The article concludes ‘NATO, including the UK needs to re-invest in its chemical defence capabilities and be prepared to fight in this ‘dirty’ environment or we could be quickly rolled over by a concerted attack from the East.’
(See http://www.thewhatandthewhy... .)
My own suspicion, ironically perhaps, is that the perpetrator of this preposterous nonsense did not start off as a bad man. What the article also strongly suggests is that he swallowed claims by Mirzayanov whole.
But then, so too did very many people who were supposed to be intellectually critical intelligence analysts and academics. See, for example, a 1995 report entitled ‘Chemical Weapons Disarmament in Russia: Problems and Prospects’ published by the Henry L. Stimson Center’, at
http://www.files.ethz.ch/is...
This is precisely what one would expect from people – be they military or civilian – who have a mentality which Herman describes: that is, who have a view of the world they find comfortable, not simply in terms of their material interests but of their loyalties and values, and are instinctively resistant to evidence which calls it into question.

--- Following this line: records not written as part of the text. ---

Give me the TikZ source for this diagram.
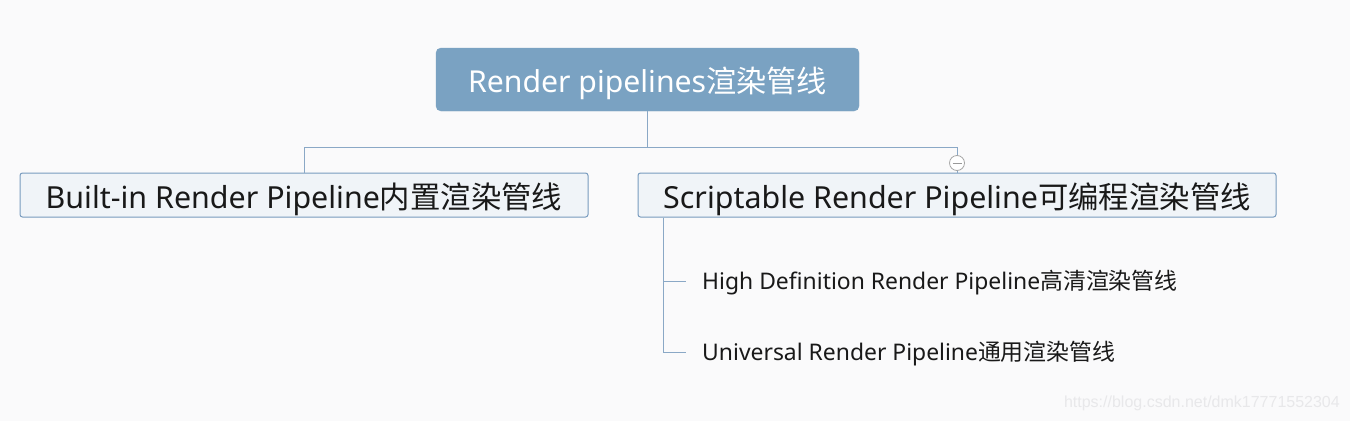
\documentclass[tikz,border=0pt]{standalone}
\usepackage{fontspec}
\setmainfont{Noto Sans}
\newfontfamily\cjk{Noto Sans CJK SC}
\newfontfamily\wm{Liberation Sans}
\definecolor{bg}{RGB}{250,250,251}
\definecolor{rootfill}{RGB}{122,162,194}
\definecolor{linec}{RGB}{138,168,198}
\definecolor{childfill}{RGB}{240,244,248}
\definecolor{boxline}{RGB}{120,155,190}
\definecolor{wmc}{RGB}{232,232,234}
\newcommand{\dn}[2]{\raisebox{-#1pt}[\height][\depth]{#2}}
\begin{document}
\begin{tikzpicture}[x=1pt,y=-1pt,
  rootbox/.style={draw=rootfill,fill=rootfill,rounded corners=5pt,text=white,minimum width=423pt,minimum height=63pt,inner sep=0pt,font=\fontsize{30.2}{34}\selectfont},
  childbox/.style={draw=boxline,line width=1pt,fill=childfill,rounded corners=2.5pt,minimum height=44pt,inner sep=0pt,font=\fontsize{30.4}{34}\selectfont,text=black!90},
  leaf/.style={anchor=west,inner xsep=16pt,inner ysep=0pt,font=\fontsize{22.9}{26}\selectfont,text=black!90},
  conn/.style={draw=linec,line width=1pt}]
\fill[bg] (0,0) rectangle (1350,421);
\useasboundingbox (0,0) rectangle (1350,421);
\node[rootbox] (root) at (647.5,79.5) {\dn{4}{Render pipelines{\cjk 渲染管线}}};
\node[childbox,minimum width=568pt] (left) at (304,195) {\dn{4}{Built-in Render Pipeline{\cjk 内置渲染管线}}};
\node[childbox,minimum width=638pt] (right) at (957,195) {\dn{4}{Scriptable Render Pipeline{\cjk 可编程渲染管线}}};
\node[leaf] (hdrp) at (686,281) {\dn{2}{High Definition Render Pipeline{\cjk 高清渲染管线}}};
\node[leaf] (urp) at (686,352) {\dn{2}{Universal Render Pipeline{\cjk 通用渲染管线}}};
\coordinate (bar) at (0,147);
\coordinate (sub) at ([xshift=26pt]right.south west);
\draw[conn] (root.south) -- (root.south |- bar) -| (left.north);
\draw[conn] (root.south |- bar) -| (right.north);
\draw[conn] (sub) |- (hdrp.west);
\draw[conn] (sub) |- (urp.west);
\node[circle,draw=gray!70,fill=white,line width=0.8pt,minimum size=15pt,inner sep=0pt] (col) at (957,163) {};
\draw[gray!80,line width=1pt] ([xshift=-4.5pt]col.center) -- ([xshift=4.5pt]col.center);
\node[anchor=east,inner sep=0pt,text=wmc,font=\wm\fontsize{16}{18}\selectfont] (wmark) at (1340,403) {https://blog.csdn.net/dmk17771552304};
\end{tikzpicture}
\end{document}
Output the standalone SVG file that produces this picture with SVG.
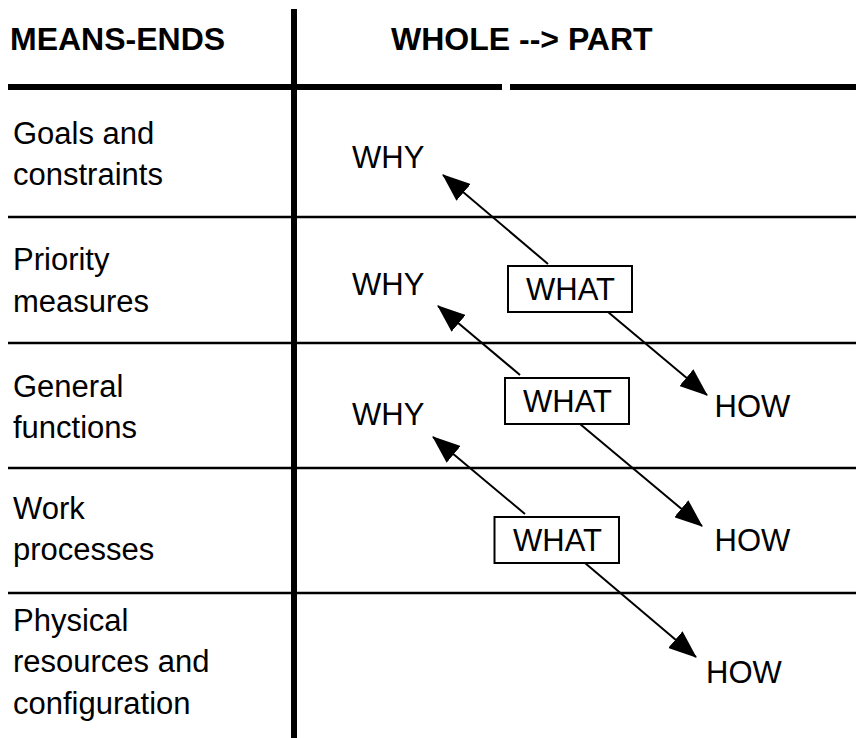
<svg xmlns="http://www.w3.org/2000/svg" width="856" height="738" viewBox="0 0 856 738">
<style>
  text { font-family: "Liberation Sans", Arial, sans-serif; font-size: 31px; fill: #000; }
  .hd { font-weight: bold; font-size: 32px; }
  .grid { stroke: #000; fill: none; }
  .box { fill: #fff; stroke: #000; stroke-width: 2; }
  .conn { stroke: #000; stroke-width: 2; fill: none; marker-end: url(#ah); }
</style>
<defs>
  <marker id="ah" viewBox="0 0 28 22" refX="27" refY="11" markerWidth="28" markerHeight="22" markerUnits="userSpaceOnUse" orient="auto">
    <path d="M0,0 L28,11 L0,22 Z" fill="#000"/>
  </marker>
</defs>
<rect width="856" height="738" fill="#fff"/>

<g id="grid">
  <line class="grid" x1="294" y1="9" x2="294" y2="738" stroke-width="6"/>
  <line class="grid" x1="8" y1="87" x2="502" y2="87" stroke-width="6"/>
  <line class="grid" x1="510" y1="87" x2="856" y2="87" stroke-width="6"/>
  <line class="grid" x1="8" y1="217" x2="856" y2="217" stroke-width="2.5"/>
  <line class="grid" x1="8" y1="343" x2="856" y2="343" stroke-width="2.5"/>
  <line class="grid" x1="8" y1="468" x2="856" y2="468" stroke-width="2.5"/>
  <line class="grid" x1="8" y1="593" x2="856" y2="593" stroke-width="2.5"/>
</g>

<g id="headers">
  <text class="hd" x="10" y="49.5">MEANS-ENDS</text>
  <text class="hd" x="391" y="49.5">WHOLE --&gt; PART</text>
</g>

<g id="levels">
  <text x="13" y="144">Goals and</text>
  <text x="13" y="185">constraints</text>
  <text x="13" y="270">Priority</text>
  <text x="13" y="312">measures</text>
  <text x="13" y="397">General</text>
  <text x="13" y="438">functions</text>
  <text x="13" y="519">Work</text>
  <text x="13" y="560">processes</text>
  <text x="13" y="631">Physical</text>
  <text x="13" y="672">resources and</text>
  <text x="13" y="714">configuration</text>
</g>

<g id="connectors">
  <line class="conn" x1="548" y1="264" x2="443" y2="175"/>
  <line class="conn" x1="608" y1="312" x2="707" y2="395"/>
  <line class="conn" x1="520" y1="375" x2="438" y2="306"/>
  <line class="conn" x1="580" y1="424" x2="702" y2="526"/>
  <line class="conn" x1="525" y1="514" x2="433" y2="437"/>
  <line class="conn" x1="585" y1="563" x2="696" y2="657"/>
</g>

<g id="why1"><text x="352" y="168">WHY</text></g>
<g id="why2"><text x="352" y="295">WHY</text></g>
<g id="why3"><text x="352" y="425">WHY</text></g>

<g id="what1">
  <rect class="box" x="508" y="266" width="124" height="46"/>
  <text x="526" y="300">WHAT</text>
</g>
<g id="what2">
  <rect class="box" x="505" y="378" width="124" height="46"/>
  <text x="523" y="412">WHAT</text>
</g>
<g id="what3">
  <rect class="box" x="494.5" y="517" width="124.5" height="46"/>
  <text x="513" y="551">WHAT</text>
</g>

<g id="how1"><text x="714.5" y="417">HOW</text></g>
<g id="how2"><text x="714.5" y="551">HOW</text></g>
<g id="how3"><text x="706" y="683">HOW</text></g>
</svg>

In Britain in particular, there were very many people who, for a range of different reasons, had got very comfortable with the Cold War, and the complex networks it generated: among them, crucially, our relations with the Saudis and other ‘Gulfies.’
Also involved here are very complex histories, involved with the collaboration of Western intelligence services with forces inside the former Soviet empire – self-destructively over-extended by Stalin – who were anti-Russian as well as anti-Soviet: and also, ‘conservative’ elements in the Arab and Muslim worlds.
This is not an history I want to turn on its head, replacing one simplistic narrative of ‘good guys’ versus ‘bad guys’ with another.
However, the fact that people like HdBG, and many others, avoided psychological discomfort, precisely because people like Mirzayanov were telling them that they had been right all along, has now blown up in all our faces.
Among other things, it has meant that, having started off telling what they thought were either not lies at all, or ‘white lies’, people like de HdBG have gone down a route which has meant they have to tell some very ‘dirty’ lies.
It has turned out that the world of the Cold War was actually somewhat more complex and ambiguous than many believed at the time. Amid the complexities of the post-Cold War world, moreover, the kind of simplicity described by Herman has commonly meant that those who believe what they find it comfortable to believe get ‘played for suckers.’
People who start with delusions can end up going down roads which leave them with little alternative but to deceive others, and themselves.
In my view, a central element in ‘Russiagate’ may well have been the fear of such people, on both sides of the Atlantic, of having their lies exposed.